Speaking of which, I could go on an entirely new tangent about the whole "creating musicals that can only be effectively rendered with prerecorded backing tracks" thing, the wall of sound that can't ever be replicated by an orchestra, the ensemble singing along with synthesized voices and so on. I was trying, once again, to listen to The Great Gatsby – and once again it made me so angry with the state of everything, the anodyne adaptation, the generic techno-pop orchestration, the ridiculous and predictable rhymes, that I immediately flipped it off and switched over to Falsettos because I wanted to hear real music written for (and performed by) real musicians.
And since then I have been scavenging every Falsettos slime tutorial I can find on YouTube because they're all so different.
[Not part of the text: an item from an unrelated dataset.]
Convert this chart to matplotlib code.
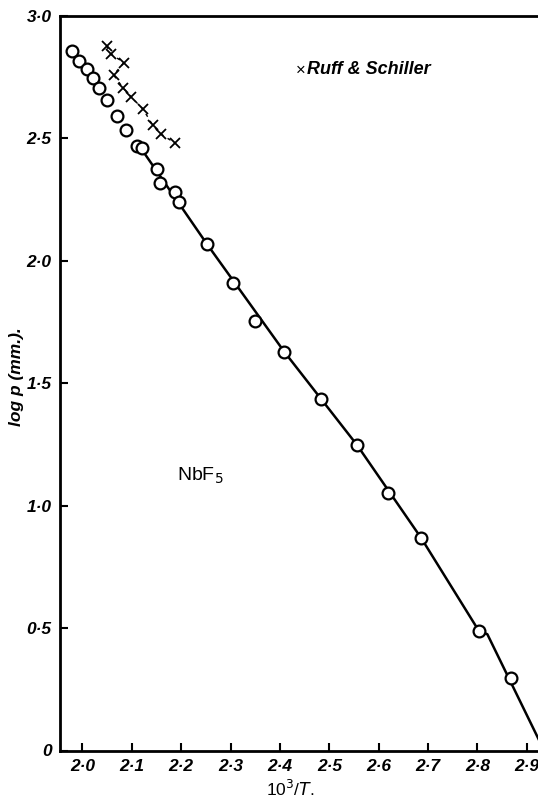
import matplotlib
matplotlib.use("Agg")
import matplotlib.pyplot as plt

# Measured points (open circles)
circ_x = [1.979, 1.993, 2.009, 2.021, 2.034, 2.050, 2.070, 2.088, 2.111, 2.121,
          2.151, 2.157, 2.188, 2.196, 2.252, 2.305, 2.350, 2.409, 2.483, 2.556,
          2.619, 2.686, 2.803, 2.868]
circ_y = [2.859, 2.818, 2.783, 2.746, 2.705, 2.657, 2.592, 2.535, 2.467, 2.462,
          2.375, 2.318, 2.281, 2.240, 2.069, 1.910, 1.755, 1.628, 1.436, 1.248,
          1.052, 0.868, 0.488, 0.296]

# Ruff & Schiller (crosses)
rs_x = [2.049, 2.057, 2.084, 2.063, 2.083, 2.098, 2.123, 2.142, 2.159, 2.188]
rs_y = [2.878, 2.845, 2.810, 2.759, 2.705, 2.671, 2.619, 2.555, 2.518, 2.480]

# Drawn curve
line_x = [2.115, 2.252, 2.409, 2.556, 2.686, 2.803, 2.820, 2.935]
line_y = [2.470, 2.069, 1.628, 1.248, 0.868, 0.488, 0.475, 0.000]

xticks = [2.0, 2.1, 2.2, 2.3, 2.4, 2.5, 2.6, 2.7, 2.8, 2.9]
xtick_labels = ["2·0", "2·1", "2·2", "2·3", "2·4", "2·5", "2·6", "2·7", "2·8", "2·9"]
yticks = [0, 0.5, 1.0, 1.5, 2.0, 2.5, 3.0]
ytick_labels = ["0", "0·5", "1·0", "1·5", "2·0", "2·5", "3·0"]

plt.rcParams['font.family'] = ['Liberation Sans', 'DejaVu Sans']

fig = plt.figure(figsize=(5.38, 8.0), dpi=100)
ax = fig.add_axes([60/538, 49.5/800, 1 - 60/538, (750.5 - 16)/800])

ax.plot(line_x, line_y, color='black', lw=1.8, zorder=2)
ax.plot(rs_x, rs_y, color='black', lw=1.0, ls=(0, (2.5, 3.5)), zorder=2)
ax.plot(rs_x, rs_y, ls='none', marker='x', ms=7.5, mew=1.3, color='black', zorder=3)
ax.plot(circ_x, circ_y, ls='none', marker='o', ms=8.5, mew=1.6,
        mfc='white', mec='black', zorder=4)

ax.set_xlim(1.9546, 2.9226)
ax.set_ylim(0, 3.0)

ax.set_xticks(xticks)
ax.set_xticklabels(xtick_labels)
ax.set_yticks(yticks)
ax.set_yticklabels(ytick_labels)
for lab in ax.get_xticklabels() + ax.get_yticklabels():
    lab.set_fontstyle('italic')
    lab.set_fontweight('bold')
    lab.set_fontsize(12.5)
ax.tick_params(direction='in', length=6, width=1.5, colors='black')
ax.tick_params(axis='x', pad=6)
ax.tick_params(axis='y', pad=6)

for s in ['left', 'top', 'bottom']:
    ax.spines[s].set_linewidth(2.0)
ax.spines['right'].set_visible(False)

fig.text(17/538, 1 - 377/800, "log p (mm.).", rotation=90, ha='center', va='center',
         fontsize=12.5, fontstyle='italic', fontweight='bold')
fig.text(290/538, 1 - 789/800, "10$^3$/$T$.", ha='center', va='center', fontsize=12.5)
fig.text(200/538, 1 - 476/800, "NbF$_5$", ha='center', va='center', fontsize=14)
fig.text(296/538, 1 - 70/800, "×", ha='left', va='center', fontsize=12)
fig.text(307/538, 1 - 70/800, "Ruff & Schiller", ha='left', va='center',
         fontsize=13, fontstyle='italic', fontweight='bold')

fig.savefig("out.png", dpi=100)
They have to be, because they are being created in real time by people who are making unique, individual, in-the-moment choices around a series of predetermined constraints.
Even the same staging is different when you put different actors into it; nobody's trying to mimic a specific performer or to create a "living movie," which is what I used to call it in college.
And –
and this may be the most important part –
you can see just how much information each performer is able to communicate, and you can see that communicating more information is more valuable.
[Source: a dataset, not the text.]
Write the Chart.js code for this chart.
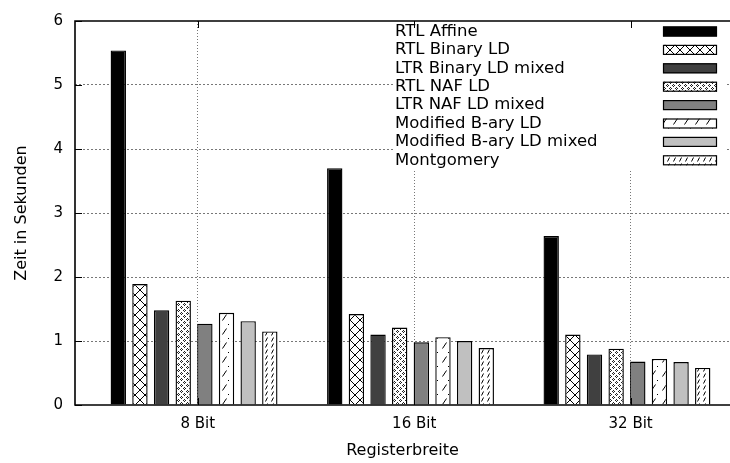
<!DOCTYPE html>
<html>
<head>
<meta charset="utf-8">
<script src="https://cdn.jsdelivr.net/npm/chart.js@4"></script>
<style>
  html, body { margin: 0; padding: 0; background: #fff; }
  canvas { display: block; }
</style>
</head>
<body>
<canvas id="c" width="730" height="463"></canvas>
<script>
// Laufzeiten der Skalarmultiplikation je Registerbreite (Sekunden)
const categories = ['8 Bit', '16 Bit', '32 Bit'];
const seriesNames = ['RTL Affine', 'RTL Binary LD', 'LTR Binary LD mixed', 'RTL NAF LD',
                     'LTR NAF LD mixed', 'Modified B-ary LD', 'Modified B-ary LD mixed', 'Montgomery'];
const rtlAffine        = [5.54, 3.70, 2.64];
const rtlBinaryLD      = [1.89, 1.42, 1.10];
const ltrBinaryLDMixed = [1.48, 1.10, 0.79];
const rtlNafLD         = [1.63, 1.21, 0.88];
const ltrNafLDMixed    = [1.27, 0.98, 0.68];
const modBaryLD        = [1.44, 1.06, 0.72];
const modBaryLDMixed   = [1.31, 1.00, 0.67];
const montgomery       = [1.15, 0.89, 0.58];
const yTicks = [0, 1, 2, 3, 4, 5, 6];

const FONT = 'DejaVu Sans';
const canvas = document.getElementById('c');
const ctx0 = canvas.getContext('2d');

// small fill patterns in the style of gnuplot's hatched boxes
function makePattern(w, h, draw) {
  const c = document.createElement('canvas');
  c.width = w; c.height = h;
  const g = c.getContext('2d');
  g.fillStyle = '#fff';
  g.fillRect(0, 0, w, h);
  g.strokeStyle = '#000';
  g.fillStyle = '#000';
  g.lineWidth = 1;
  draw(g);
  return ctx0.createPattern(c, 'repeat');
}
const crossPattern = makePattern(10, 10, g => {
  g.beginPath();
  g.moveTo(0, 0); g.lineTo(10, 10);
  g.moveTo(10, 0); g.lineTo(0, 10);
  g.stroke();
});
const ringPattern = makePattern(6, 6, g => {
  g.fillStyle = '#222';
  [[1,0],[0,1],[2,1],[1,2],[4,3],[3,4],[5,4],[4,5]].forEach(p => g.fillRect(p[0], p[1], 1, 1));
});
const sparseSlashPattern = makePattern(11, 14, g => {
  g.beginPath();
  g.moveTo(2.5, 12.5); g.lineTo(6.5, 6.5);
  g.stroke();
  g.fillRect(8, 2, 1, 1);
});
const denseSlashPattern = makePattern(6, 6, g => {
  g.beginPath();
  g.moveTo(1.5, 5.5); g.lineTo(3.5, 1.5);
  g.stroke();
});

const seriesValues = [rtlAffine, rtlBinaryLD, ltrBinaryLDMixed, rtlNafLD,
                      ltrNafLDMixed, modBaryLD, modBaryLDMixed, montgomery];
const seriesFills = ['#000000', crossPattern, '#404040', ringPattern,
                     '#808080', sparseSlashPattern, '#c0c0c0', denseSlashPattern];

const datasets = seriesNames.map((name, i) => ({
  label: name,
  data: seriesValues[i].map((v, k) => ({ x: k, y: v })),
  backgroundColor: seriesFills[i],
  borderColor: '#000',
  borderWidth: 1.4,
  xAxisID: 'xb',
  categoryPercentage: 0.8,
  barPercentage: 0.71
}));

// key box with label on the left and swatch on the right
const keyPlugin = {
  id: 'keyBox',
  afterDraw(chart) {
    const ctx = chart.ctx;
    ctx.save();
    ctx.fillStyle = '#fff';
    ctx.fillRect(393, 20, 333, 151);
    ctx.font = '16.5px "' + FONT + '"';
    ctx.textAlign = 'left';
    ctx.textBaseline = 'middle';
    chart.data.datasets.forEach((ds, i) => {
      const cy = 31.5 + 18.4 * i;
      ctx.fillStyle = '#000';
      ctx.fillText(ds.label, 395, cy);
      ctx.fillStyle = ds.backgroundColor;
      ctx.fillRect(663, cy - 5, 54, 10);
      ctx.strokeStyle = '#000';
      ctx.lineWidth = 1.2;
      ctx.strokeRect(663.5, cy - 4.5, 53, 9);
    });
    ctx.restore();
  }
};

// plot frame and inward tick marks
const framePlugin = {
  id: 'frame',
  afterDraw(chart) {
    const ctx = chart.ctx;
    const a = chart.chartArea;
    const xs = chart.scales.x, ys = chart.scales.y;
    ctx.save();
    ctx.strokeStyle = '#000';
    ctx.lineWidth = 1;
    ctx.beginPath();
    yTicks.forEach(v => {
      const y = Math.round(ys.getPixelForValue(v)) + 0.5;
      ctx.moveTo(a.left, y); ctx.lineTo(a.left + 7, y);
    });
    categories.forEach((_, k) => {
      const x = Math.round(xs.getPixelForValue(k)) + 0.5;
      ctx.moveTo(x, a.top); ctx.lineTo(x, a.top + 7);
      ctx.moveTo(x, a.bottom); ctx.lineTo(x, a.bottom - 7);
    });
    ctx.stroke();
    ctx.lineWidth = 1.6;
    ctx.beginPath();
    ctx.moveTo(a.right, a.top); ctx.lineTo(a.left, a.top);
    ctx.lineTo(a.left, a.bottom); ctx.lineTo(a.right, a.bottom);
    ctx.stroke();
    ctx.restore();
  }
};

const categoryTicks = s => { s.ticks = categories.map((_, k) => ({ value: k })); };

new Chart(canvas, {
  type: 'bar',
  data: { datasets },
  options: {
    responsive: false,
    animation: false,
    devicePixelRatio: 1,
    layout: { padding: { top: 13, right: 0, left: 0, bottom: 0 } },
    plugins: { legend: { display: false }, tooltip: { enabled: false } },
    scales: {
      x: {
        type: 'linear',
        position: 'bottom',
        offset: false,
        min: -0.567,
        max: 2.459,
        afterBuildTicks: categoryTicks,
        afterFit: s => { s.height = 58; },
        ticks: {
          callback: v => categories[v],
          color: '#000',
          font: { family: FONT, size: 15 },
          padding: 10,
          autoSkip: false,
          maxRotation: 0
        },
        grid: { offset: false, color: '#777', lineWidth: 1, drawTicks: false },
        border: { display: false, dash: [1, 2] },
        title: {
          display: true,
          text: 'Registerbreite',
          color: '#000',
          font: { family: FONT, size: 16 },
          padding: { top: 0, bottom: 2.4 }
        }
      },
      xb: {
        type: 'linear',
        display: false,
        offset: false,
        grid: { offset: false },
        min: -0.550,
        max: 2.476,
        afterBuildTicks: categoryTicks
      },
      y: {
        min: 0,
        max: 6,
        afterBuildTicks: s => { s.ticks = yTicks.map(v => ({ value: v })); },
        afterFit: s => { s.width = 75; },
        ticks: {
          color: '#000',
          font: { family: FONT, size: 15 },
          padding: 12
        },
        grid: {
          color: c => (c.tick && (c.tick.value === 0 || c.tick.value === 6)) ? 'rgba(0,0,0,0)' : '#777',
          lineWidth: 1,
          drawTicks: false
        },
        border: { display: false, dash: [2, 2] },
        title: {
          display: true,
          text: 'Zeit in Sekunden',
          color: '#000',
          font: { family: FONT, size: 16 },
          padding: { top: 12, bottom: 0 }
        }
      }
    }
  },
  plugins: [keyPlugin, framePlugin]
});
</script>
</body>
</html>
I've been watching community theater productions, for example, where people are putting in and/or giving out a lot of information – they are precise, insightful, connected to their part and to the ensemble – but it's clear, for example, that people like Christian Borle or Mandy Patinkin are still able to communicate more.
Which is good.
IT IS GOOD.
Because that kind of standard gives us something to work towards –
and even if we never get there, we can get a little bit closer than we are right now.